Rows:
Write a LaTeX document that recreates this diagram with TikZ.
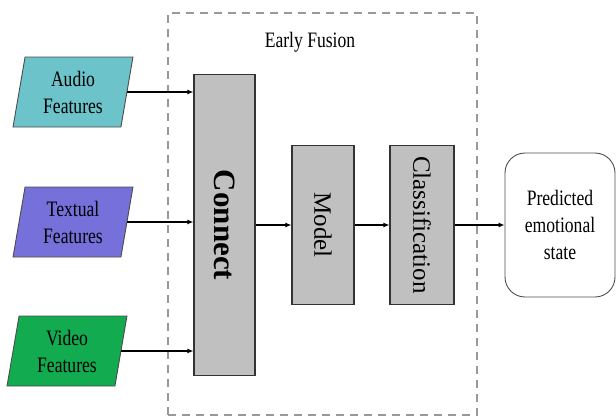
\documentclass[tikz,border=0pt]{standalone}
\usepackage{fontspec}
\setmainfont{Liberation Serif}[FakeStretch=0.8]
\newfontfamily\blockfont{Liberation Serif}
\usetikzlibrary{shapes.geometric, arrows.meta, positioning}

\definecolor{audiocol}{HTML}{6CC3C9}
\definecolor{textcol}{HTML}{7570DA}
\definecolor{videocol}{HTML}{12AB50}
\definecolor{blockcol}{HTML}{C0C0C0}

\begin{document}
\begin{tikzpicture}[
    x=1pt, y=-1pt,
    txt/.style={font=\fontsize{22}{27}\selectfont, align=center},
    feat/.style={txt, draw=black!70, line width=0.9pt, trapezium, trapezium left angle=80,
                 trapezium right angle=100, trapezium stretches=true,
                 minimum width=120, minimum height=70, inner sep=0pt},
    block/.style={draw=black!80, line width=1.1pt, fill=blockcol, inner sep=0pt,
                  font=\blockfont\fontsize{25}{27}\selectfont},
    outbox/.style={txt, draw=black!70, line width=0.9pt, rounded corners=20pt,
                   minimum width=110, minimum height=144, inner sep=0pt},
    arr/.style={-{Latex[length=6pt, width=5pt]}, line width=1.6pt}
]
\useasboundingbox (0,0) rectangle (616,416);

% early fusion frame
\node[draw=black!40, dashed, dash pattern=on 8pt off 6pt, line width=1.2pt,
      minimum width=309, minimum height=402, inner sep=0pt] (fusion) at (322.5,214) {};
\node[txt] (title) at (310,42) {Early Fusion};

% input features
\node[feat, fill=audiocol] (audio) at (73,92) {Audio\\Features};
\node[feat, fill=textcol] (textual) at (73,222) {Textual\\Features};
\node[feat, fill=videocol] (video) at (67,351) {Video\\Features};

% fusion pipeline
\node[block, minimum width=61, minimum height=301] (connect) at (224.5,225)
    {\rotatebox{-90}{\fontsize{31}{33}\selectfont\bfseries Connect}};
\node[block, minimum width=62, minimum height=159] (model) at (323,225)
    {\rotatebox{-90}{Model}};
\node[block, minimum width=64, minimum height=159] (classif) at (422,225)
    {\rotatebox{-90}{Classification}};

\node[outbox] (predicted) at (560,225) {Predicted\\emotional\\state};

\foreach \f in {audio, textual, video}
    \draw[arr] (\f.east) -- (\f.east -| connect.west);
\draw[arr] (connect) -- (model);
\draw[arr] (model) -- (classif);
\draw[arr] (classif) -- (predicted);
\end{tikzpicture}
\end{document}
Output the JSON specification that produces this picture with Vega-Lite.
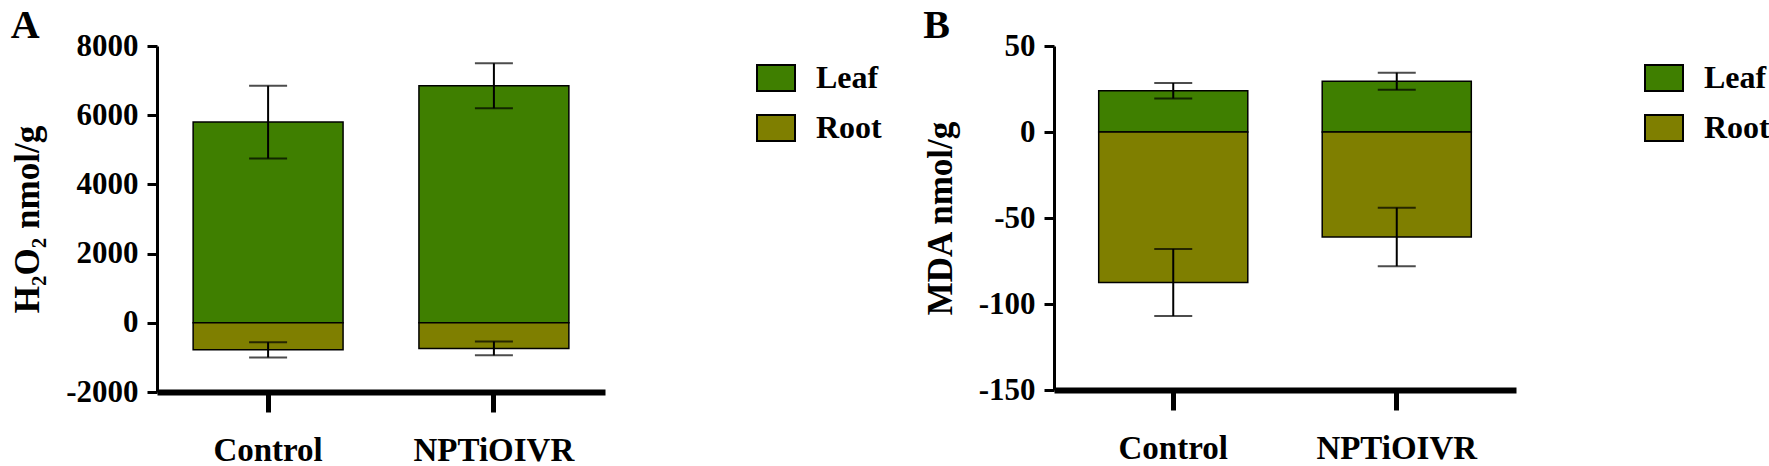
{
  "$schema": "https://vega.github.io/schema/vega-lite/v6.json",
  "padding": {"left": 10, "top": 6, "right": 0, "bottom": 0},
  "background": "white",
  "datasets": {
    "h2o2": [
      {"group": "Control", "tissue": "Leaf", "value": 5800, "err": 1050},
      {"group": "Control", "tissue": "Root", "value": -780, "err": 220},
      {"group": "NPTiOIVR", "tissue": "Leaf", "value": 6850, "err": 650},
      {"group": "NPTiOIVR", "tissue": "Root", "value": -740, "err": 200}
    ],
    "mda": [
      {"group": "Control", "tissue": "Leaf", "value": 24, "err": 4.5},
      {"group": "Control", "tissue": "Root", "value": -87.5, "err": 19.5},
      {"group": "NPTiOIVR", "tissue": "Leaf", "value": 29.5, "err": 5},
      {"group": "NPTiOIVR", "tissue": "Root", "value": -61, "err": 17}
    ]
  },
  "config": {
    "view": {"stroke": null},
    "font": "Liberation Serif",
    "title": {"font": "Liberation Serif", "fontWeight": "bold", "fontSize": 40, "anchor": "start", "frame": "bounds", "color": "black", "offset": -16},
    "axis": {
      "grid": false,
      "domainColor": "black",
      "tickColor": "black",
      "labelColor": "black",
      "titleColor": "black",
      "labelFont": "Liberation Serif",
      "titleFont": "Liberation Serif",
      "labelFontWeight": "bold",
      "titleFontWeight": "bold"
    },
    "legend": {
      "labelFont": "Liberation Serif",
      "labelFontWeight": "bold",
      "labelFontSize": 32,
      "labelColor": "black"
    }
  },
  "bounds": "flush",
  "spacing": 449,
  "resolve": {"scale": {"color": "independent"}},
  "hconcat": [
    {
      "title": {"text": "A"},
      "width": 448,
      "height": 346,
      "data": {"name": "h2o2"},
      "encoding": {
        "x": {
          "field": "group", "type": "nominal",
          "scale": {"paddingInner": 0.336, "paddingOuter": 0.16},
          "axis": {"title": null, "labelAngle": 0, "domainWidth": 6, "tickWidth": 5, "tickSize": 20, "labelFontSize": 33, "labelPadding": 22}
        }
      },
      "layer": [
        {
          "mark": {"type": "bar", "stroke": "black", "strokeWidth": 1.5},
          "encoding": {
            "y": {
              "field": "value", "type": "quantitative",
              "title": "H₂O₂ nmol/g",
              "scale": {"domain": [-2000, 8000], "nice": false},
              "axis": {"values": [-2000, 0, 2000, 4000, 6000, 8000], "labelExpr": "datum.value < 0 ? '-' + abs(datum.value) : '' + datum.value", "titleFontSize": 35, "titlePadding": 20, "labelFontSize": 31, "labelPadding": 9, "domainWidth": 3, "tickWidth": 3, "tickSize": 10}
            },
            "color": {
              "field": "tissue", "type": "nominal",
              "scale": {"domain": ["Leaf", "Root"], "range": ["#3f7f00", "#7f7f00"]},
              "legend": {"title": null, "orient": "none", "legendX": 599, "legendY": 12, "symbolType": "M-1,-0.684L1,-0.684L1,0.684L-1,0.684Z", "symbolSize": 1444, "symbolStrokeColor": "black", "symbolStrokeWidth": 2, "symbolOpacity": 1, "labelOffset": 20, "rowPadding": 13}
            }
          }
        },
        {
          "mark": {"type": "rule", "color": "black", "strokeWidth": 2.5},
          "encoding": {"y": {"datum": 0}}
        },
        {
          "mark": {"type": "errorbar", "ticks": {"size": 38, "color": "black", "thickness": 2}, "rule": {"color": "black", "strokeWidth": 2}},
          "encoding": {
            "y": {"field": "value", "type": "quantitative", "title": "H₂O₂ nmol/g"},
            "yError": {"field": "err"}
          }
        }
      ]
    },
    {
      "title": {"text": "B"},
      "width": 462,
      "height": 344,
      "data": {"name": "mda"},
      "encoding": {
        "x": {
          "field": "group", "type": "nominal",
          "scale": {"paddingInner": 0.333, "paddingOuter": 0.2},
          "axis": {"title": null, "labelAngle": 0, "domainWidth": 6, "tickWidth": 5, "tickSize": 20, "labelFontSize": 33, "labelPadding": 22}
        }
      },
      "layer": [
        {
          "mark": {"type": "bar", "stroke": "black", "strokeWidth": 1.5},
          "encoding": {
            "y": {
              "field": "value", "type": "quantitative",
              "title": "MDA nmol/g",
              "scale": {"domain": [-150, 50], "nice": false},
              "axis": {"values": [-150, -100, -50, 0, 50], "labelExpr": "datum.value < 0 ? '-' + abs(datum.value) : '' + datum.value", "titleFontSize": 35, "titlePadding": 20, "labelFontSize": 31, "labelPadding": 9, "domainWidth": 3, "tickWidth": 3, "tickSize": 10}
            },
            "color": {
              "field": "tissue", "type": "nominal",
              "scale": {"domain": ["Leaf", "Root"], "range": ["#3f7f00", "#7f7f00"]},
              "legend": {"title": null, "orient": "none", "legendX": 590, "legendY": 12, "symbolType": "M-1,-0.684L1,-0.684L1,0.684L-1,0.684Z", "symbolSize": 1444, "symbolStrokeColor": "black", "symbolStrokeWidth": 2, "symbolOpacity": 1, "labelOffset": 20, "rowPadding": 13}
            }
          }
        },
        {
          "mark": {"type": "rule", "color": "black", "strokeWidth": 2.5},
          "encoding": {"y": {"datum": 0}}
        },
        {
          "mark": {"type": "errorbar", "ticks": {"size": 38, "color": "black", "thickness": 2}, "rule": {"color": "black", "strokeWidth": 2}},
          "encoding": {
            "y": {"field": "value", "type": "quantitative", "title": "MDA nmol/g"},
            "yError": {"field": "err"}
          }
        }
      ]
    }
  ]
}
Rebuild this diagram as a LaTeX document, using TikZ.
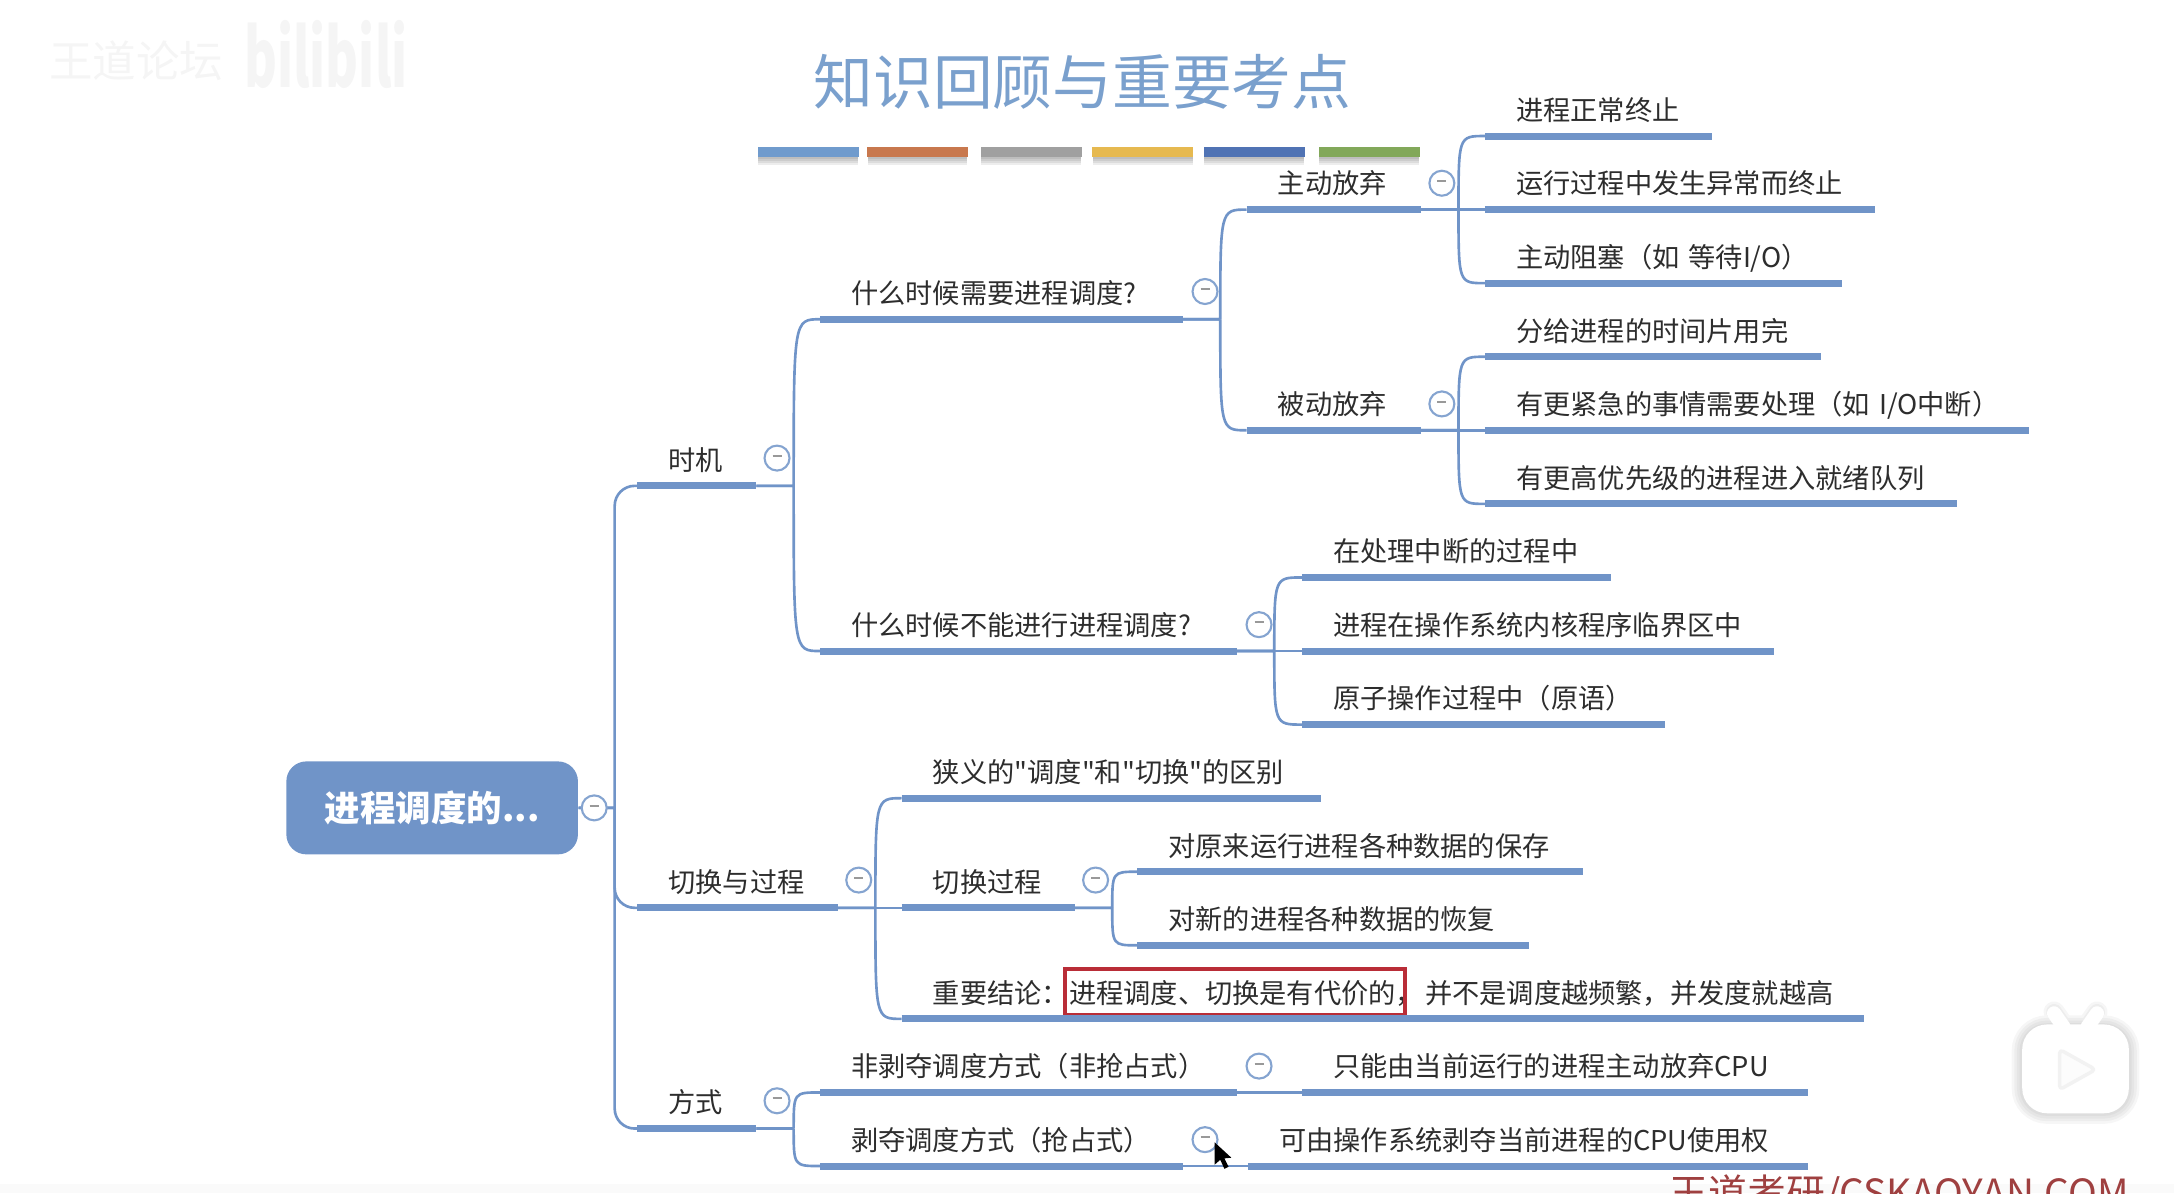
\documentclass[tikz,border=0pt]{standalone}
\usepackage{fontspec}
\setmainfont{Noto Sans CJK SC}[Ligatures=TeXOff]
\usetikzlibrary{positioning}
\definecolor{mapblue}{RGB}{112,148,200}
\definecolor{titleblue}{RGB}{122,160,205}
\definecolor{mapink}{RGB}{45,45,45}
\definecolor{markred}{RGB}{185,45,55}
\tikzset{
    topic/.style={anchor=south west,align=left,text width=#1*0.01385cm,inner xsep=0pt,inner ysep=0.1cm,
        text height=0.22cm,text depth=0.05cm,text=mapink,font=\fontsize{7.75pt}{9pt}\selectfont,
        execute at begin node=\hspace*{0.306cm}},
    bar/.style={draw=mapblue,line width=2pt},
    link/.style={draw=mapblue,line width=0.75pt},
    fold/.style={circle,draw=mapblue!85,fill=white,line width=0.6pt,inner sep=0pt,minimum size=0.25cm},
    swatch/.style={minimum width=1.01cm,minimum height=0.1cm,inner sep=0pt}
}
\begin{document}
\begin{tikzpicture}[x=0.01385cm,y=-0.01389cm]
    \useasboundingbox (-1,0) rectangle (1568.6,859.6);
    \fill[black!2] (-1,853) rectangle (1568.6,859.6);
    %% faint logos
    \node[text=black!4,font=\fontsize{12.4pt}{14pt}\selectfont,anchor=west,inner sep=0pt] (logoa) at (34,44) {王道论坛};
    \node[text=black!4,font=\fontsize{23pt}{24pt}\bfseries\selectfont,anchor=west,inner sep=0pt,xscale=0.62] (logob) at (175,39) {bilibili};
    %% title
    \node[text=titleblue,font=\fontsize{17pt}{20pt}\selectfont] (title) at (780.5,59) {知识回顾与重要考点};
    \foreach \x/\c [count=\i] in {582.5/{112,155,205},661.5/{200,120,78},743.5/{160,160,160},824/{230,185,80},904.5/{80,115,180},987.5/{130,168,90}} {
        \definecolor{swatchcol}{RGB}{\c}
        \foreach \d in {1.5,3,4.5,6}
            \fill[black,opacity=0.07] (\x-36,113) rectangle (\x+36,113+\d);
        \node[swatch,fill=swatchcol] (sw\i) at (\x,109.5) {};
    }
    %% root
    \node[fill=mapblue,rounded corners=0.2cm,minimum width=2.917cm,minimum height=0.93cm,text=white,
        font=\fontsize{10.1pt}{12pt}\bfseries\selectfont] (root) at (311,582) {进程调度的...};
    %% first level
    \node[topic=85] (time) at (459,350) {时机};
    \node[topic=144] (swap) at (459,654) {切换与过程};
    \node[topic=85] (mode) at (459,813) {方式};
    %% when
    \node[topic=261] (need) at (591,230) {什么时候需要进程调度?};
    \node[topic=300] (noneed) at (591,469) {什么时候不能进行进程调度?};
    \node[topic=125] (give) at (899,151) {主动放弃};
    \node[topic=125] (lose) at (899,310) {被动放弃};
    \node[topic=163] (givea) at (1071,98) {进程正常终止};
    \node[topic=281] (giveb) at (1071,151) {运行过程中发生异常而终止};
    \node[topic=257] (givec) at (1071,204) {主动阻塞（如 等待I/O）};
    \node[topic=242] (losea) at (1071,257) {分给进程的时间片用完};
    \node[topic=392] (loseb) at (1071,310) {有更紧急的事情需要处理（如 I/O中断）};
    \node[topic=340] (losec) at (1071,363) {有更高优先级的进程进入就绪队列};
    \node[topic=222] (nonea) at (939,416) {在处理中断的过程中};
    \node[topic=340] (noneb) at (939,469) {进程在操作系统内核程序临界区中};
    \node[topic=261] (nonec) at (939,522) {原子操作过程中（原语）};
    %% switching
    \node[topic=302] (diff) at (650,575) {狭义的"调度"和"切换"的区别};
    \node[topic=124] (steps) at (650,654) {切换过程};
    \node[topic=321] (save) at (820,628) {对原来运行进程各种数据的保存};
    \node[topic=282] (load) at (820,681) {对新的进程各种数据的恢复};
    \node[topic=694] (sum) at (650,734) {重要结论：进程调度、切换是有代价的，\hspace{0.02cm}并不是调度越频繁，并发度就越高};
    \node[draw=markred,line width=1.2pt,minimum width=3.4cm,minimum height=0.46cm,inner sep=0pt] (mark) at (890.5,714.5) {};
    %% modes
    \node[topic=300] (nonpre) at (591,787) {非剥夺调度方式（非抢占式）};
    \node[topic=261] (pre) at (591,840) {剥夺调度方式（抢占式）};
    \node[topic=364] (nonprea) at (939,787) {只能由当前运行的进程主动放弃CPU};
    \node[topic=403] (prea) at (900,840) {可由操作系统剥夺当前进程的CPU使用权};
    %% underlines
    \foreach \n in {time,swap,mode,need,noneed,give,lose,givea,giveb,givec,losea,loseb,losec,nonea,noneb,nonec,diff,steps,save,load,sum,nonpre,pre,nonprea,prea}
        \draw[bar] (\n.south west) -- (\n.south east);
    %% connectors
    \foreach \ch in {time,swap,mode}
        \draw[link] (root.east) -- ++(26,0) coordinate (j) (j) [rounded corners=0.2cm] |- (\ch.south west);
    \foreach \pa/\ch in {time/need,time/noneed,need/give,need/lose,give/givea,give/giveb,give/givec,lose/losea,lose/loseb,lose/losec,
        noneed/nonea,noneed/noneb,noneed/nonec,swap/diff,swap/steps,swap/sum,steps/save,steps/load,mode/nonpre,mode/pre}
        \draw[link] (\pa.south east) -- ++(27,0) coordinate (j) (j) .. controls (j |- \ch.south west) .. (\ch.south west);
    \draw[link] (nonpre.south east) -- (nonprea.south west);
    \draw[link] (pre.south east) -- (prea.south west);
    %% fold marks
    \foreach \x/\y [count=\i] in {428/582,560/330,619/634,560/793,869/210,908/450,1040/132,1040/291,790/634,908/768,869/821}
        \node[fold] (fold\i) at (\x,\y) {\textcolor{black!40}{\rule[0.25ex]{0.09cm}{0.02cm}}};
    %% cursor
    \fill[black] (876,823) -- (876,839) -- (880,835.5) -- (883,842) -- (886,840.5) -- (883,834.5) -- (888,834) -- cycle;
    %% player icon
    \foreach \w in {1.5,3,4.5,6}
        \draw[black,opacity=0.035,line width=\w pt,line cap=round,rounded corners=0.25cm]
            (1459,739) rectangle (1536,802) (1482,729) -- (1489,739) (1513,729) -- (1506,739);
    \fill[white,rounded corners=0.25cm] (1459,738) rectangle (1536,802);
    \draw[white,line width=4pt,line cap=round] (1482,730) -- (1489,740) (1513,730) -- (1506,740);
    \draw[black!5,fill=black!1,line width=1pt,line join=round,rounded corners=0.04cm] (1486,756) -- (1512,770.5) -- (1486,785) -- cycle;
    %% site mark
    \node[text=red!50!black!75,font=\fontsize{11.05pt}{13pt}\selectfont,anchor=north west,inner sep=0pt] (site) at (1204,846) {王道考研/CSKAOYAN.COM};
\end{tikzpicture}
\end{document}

Exercise description:
Say how many lines contain "diagram", and give nothing but that number.

Task answer:
2